##### Task data

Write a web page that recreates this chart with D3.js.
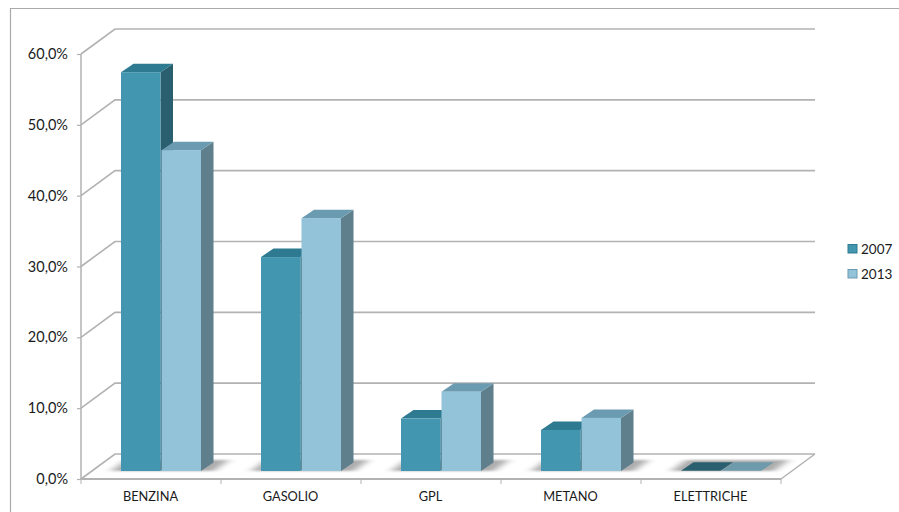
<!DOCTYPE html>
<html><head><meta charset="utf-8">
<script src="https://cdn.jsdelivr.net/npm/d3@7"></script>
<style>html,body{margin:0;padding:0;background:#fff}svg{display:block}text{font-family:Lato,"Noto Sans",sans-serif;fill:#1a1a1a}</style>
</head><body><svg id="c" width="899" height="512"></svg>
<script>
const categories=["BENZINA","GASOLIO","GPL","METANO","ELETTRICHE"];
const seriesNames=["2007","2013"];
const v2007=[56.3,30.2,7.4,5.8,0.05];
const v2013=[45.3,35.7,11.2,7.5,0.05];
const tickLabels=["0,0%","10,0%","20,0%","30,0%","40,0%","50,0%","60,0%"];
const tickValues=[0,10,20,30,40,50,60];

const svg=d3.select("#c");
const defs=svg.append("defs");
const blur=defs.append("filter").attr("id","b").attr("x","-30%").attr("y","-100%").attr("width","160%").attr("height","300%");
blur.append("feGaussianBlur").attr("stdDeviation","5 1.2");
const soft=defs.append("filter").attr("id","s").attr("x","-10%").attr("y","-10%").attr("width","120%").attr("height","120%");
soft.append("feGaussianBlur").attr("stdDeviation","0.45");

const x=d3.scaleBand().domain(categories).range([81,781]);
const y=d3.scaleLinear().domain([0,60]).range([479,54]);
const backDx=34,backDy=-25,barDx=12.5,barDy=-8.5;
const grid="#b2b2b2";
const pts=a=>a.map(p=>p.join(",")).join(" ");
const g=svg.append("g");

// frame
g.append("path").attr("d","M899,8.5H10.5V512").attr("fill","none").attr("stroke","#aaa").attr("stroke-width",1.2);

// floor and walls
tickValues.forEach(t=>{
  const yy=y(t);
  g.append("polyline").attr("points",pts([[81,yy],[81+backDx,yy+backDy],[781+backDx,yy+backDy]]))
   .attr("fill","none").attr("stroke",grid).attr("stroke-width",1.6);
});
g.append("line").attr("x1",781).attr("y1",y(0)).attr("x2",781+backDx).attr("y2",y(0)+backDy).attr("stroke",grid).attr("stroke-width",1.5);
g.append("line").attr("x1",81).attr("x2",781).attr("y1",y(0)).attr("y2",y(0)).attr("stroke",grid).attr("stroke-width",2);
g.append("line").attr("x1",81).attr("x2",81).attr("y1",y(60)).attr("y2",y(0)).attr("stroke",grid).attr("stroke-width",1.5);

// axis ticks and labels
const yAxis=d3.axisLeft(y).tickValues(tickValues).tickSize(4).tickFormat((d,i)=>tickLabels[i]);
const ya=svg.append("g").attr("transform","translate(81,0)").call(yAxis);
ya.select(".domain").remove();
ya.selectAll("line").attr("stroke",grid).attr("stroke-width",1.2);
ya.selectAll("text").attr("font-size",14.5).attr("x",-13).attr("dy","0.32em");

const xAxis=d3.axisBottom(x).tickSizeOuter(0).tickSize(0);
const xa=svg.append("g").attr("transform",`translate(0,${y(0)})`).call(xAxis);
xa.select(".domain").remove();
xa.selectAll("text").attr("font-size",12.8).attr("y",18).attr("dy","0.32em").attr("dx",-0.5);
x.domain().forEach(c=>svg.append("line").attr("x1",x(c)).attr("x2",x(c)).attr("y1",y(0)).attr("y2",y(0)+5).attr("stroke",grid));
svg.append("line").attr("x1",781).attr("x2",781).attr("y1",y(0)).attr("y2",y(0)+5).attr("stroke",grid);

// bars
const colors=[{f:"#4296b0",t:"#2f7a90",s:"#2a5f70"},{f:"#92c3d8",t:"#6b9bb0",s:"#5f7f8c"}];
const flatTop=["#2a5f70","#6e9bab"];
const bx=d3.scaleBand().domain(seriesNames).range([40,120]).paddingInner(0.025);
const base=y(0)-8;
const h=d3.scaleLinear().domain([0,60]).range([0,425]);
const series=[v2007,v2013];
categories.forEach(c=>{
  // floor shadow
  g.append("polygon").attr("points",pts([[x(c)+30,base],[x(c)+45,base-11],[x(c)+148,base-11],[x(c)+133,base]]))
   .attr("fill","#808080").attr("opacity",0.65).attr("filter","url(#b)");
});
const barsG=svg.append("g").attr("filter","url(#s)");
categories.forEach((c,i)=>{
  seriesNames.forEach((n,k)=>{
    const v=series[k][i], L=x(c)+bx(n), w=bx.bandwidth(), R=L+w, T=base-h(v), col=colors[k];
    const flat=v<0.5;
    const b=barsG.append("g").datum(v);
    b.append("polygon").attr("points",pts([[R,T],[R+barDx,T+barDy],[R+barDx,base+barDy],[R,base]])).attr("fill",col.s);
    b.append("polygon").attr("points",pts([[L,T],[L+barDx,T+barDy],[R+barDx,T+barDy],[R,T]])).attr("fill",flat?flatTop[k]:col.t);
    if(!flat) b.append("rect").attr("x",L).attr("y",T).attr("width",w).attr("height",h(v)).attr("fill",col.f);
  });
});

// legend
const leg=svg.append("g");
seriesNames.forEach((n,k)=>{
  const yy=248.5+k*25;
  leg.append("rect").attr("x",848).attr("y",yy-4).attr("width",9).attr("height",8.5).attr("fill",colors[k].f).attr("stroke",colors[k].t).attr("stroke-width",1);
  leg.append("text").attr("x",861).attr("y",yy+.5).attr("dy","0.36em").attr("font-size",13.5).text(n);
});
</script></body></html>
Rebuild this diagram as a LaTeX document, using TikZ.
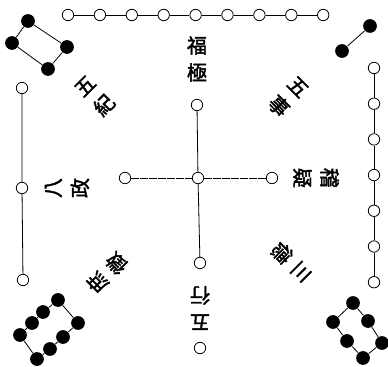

##########

■ **Required task**
Reproduce the material word for word, minus the images.

■ **Task result**
Write a web page that recreates this chart with D3.js.
<!DOCTYPE html>
<html><head><meta charset="utf-8">
<script src="https://cdn.jsdelivr.net/npm/d3@7"></script>
<style>html,body{margin:0;padding:0;background:#fff}svg{display:block}text{font-family:Lato,"Noto Sans",sans-serif;fill:#1a1a1a}</style>
</head><body><svg id="c" width="899" height="512"></svg>
<script>
const categories=["BENZINA","GASOLIO","GPL","METANO","ELETTRICHE"];
const seriesNames=["2007","2013"];
const v2007=[56.3,30.2,7.4,5.8,0.05];
const v2013=[45.3,35.7,11.2,7.5,0.05];
const tickLabels=["0,0%","10,0%","20,0%","30,0%","40,0%","50,0%","60,0%"];
const tickValues=[0,10,20,30,40,50,60];

const svg=d3.select("#c");
const defs=svg.append("defs");
const blur=defs.append("filter").attr("id","b").attr("x","-30%").attr("y","-100%").attr("width","160%").attr("height","300%");
blur.append("feGaussianBlur").attr("stdDeviation","5 1.2");
const soft=defs.append("filter").attr("id","s").attr("x","-10%").attr("y","-10%").attr("width","120%").attr("height","120%");
soft.append("feGaussianBlur").attr("stdDeviation","0.45");

const x=d3.scaleBand().domain(categories).range([81,781]);
const y=d3.scaleLinear().domain([0,60]).range([479,54]);
const backDx=34,backDy=-25,barDx=12.5,barDy=-8.5;
const grid="#b2b2b2";
const pts=a=>a.map(p=>p.join(",")).join(" ");
const g=svg.append("g");

// frame
g.append("path").attr("d","M899,8.5H10.5V512").attr("fill","none").attr("stroke","#aaa").attr("stroke-width",1.2);

// floor and walls
tickValues.forEach(t=>{
  const yy=y(t);
  g.append("polyline").attr("points",pts([[81,yy],[81+backDx,yy+backDy],[781+backDx,yy+backDy]]))
   .attr("fill","none").attr("stroke",grid).attr("stroke-width",1.6);
});
g.append("line").attr("x1",781).attr("y1",y(0)).attr("x2",781+backDx).attr("y2",y(0)+backDy).attr("stroke",grid).attr("stroke-width",1.5);
g.append("line").attr("x1",81).attr("x2",781).attr("y1",y(0)).attr("y2",y(0)).attr("stroke",grid).attr("stroke-width",2);
g.append("line").attr("x1",81).attr("x2",81).attr("y1",y(60)).attr("y2",y(0)).attr("stroke",grid).attr("stroke-width",1.5);

// axis ticks and labels
const yAxis=d3.axisLeft(y).tickValues(tickValues).tickSize(4).tickFormat((d,i)=>tickLabels[i]);
const ya=svg.append("g").attr("transform","translate(81,0)").call(yAxis);
ya.select(".domain").remove();
ya.selectAll("line").attr("stroke",grid).attr("stroke-width",1.2);
ya.selectAll("text").attr("font-size",14.5).attr("x",-13).attr("dy","0.32em");

const xAxis=d3.axisBottom(x).tickSizeOuter(0).tickSize(0);
const xa=svg.append("g").attr("transform",`translate(0,${y(0)})`).call(xAxis);
xa.select(".domain").remove();
xa.selectAll("text").attr("font-size",12.8).attr("y",18).attr("dy","0.32em").attr("dx",-0.5);
x.domain().forEach(c=>svg.append("line").attr("x1",x(c)).attr("x2",x(c)).attr("y1",y(0)).attr("y2",y(0)+5).attr("stroke",grid));
svg.append("line").attr("x1",781).attr("x2",781).attr("y1",y(0)).attr("y2",y(0)+5).attr("stroke",grid);

// bars
const colors=[{f:"#4296b0",t:"#2f7a90",s:"#2a5f70"},{f:"#92c3d8",t:"#6b9bb0",s:"#5f7f8c"}];
const flatTop=["#2a5f70","#6e9bab"];
const bx=d3.scaleBand().domain(seriesNames).range([40,120]).paddingInner(0.025);
const base=y(0)-8;
const h=d3.scaleLinear().domain([0,60]).range([0,425]);
const series=[v2007,v2013];
categories.forEach(c=>{
  // floor shadow
  g.append("polygon").attr("points",pts([[x(c)+30,base],[x(c)+45,base-11],[x(c)+148,base-11],[x(c)+133,base]]))
   .attr("fill","#808080").attr("opacity",0.65).attr("filter","url(#b)");
});
const barsG=svg.append("g").attr("filter","url(#s)");
categories.forEach((c,i)=>{
  seriesNames.forEach((n,k)=>{
    const v=series[k][i], L=x(c)+bx(n), w=bx.bandwidth(), R=L+w, T=base-h(v), col=colors[k];
    const flat=v<0.5;
    const b=barsG.append("g").datum(v);
    b.append("polygon").attr("points",pts([[R,T],[R+barDx,T+barDy],[R+barDx,base+barDy],[R,base]])).attr("fill",col.s);
    b.append("polygon").attr("points",pts([[L,T],[L+barDx,T+barDy],[R+barDx,T+barDy],[R,T]])).attr("fill",flat?flatTop[k]:col.t);
    if(!flat) b.append("rect").attr("x",L).attr("y",T).attr("width",w).attr("height",h(v)).attr("fill",col.f);
  });
});

// legend
const leg=svg.append("g");
seriesNames.forEach((n,k)=>{
  const yy=248.5+k*25;
  leg.append("rect").attr("x",848).attr("y",yy-4).attr("width",9).attr("height",8.5).attr("fill",colors[k].f).attr("stroke",colors[k].t).attr("stroke-width",1);
  leg.append("text").attr("x",861).attr("y",yy+.5).attr("dy","0.36em").attr("font-size",13.5).text(n);
});
</script></body></html>
Rebuild this diagram as a LaTeX document, using TikZ.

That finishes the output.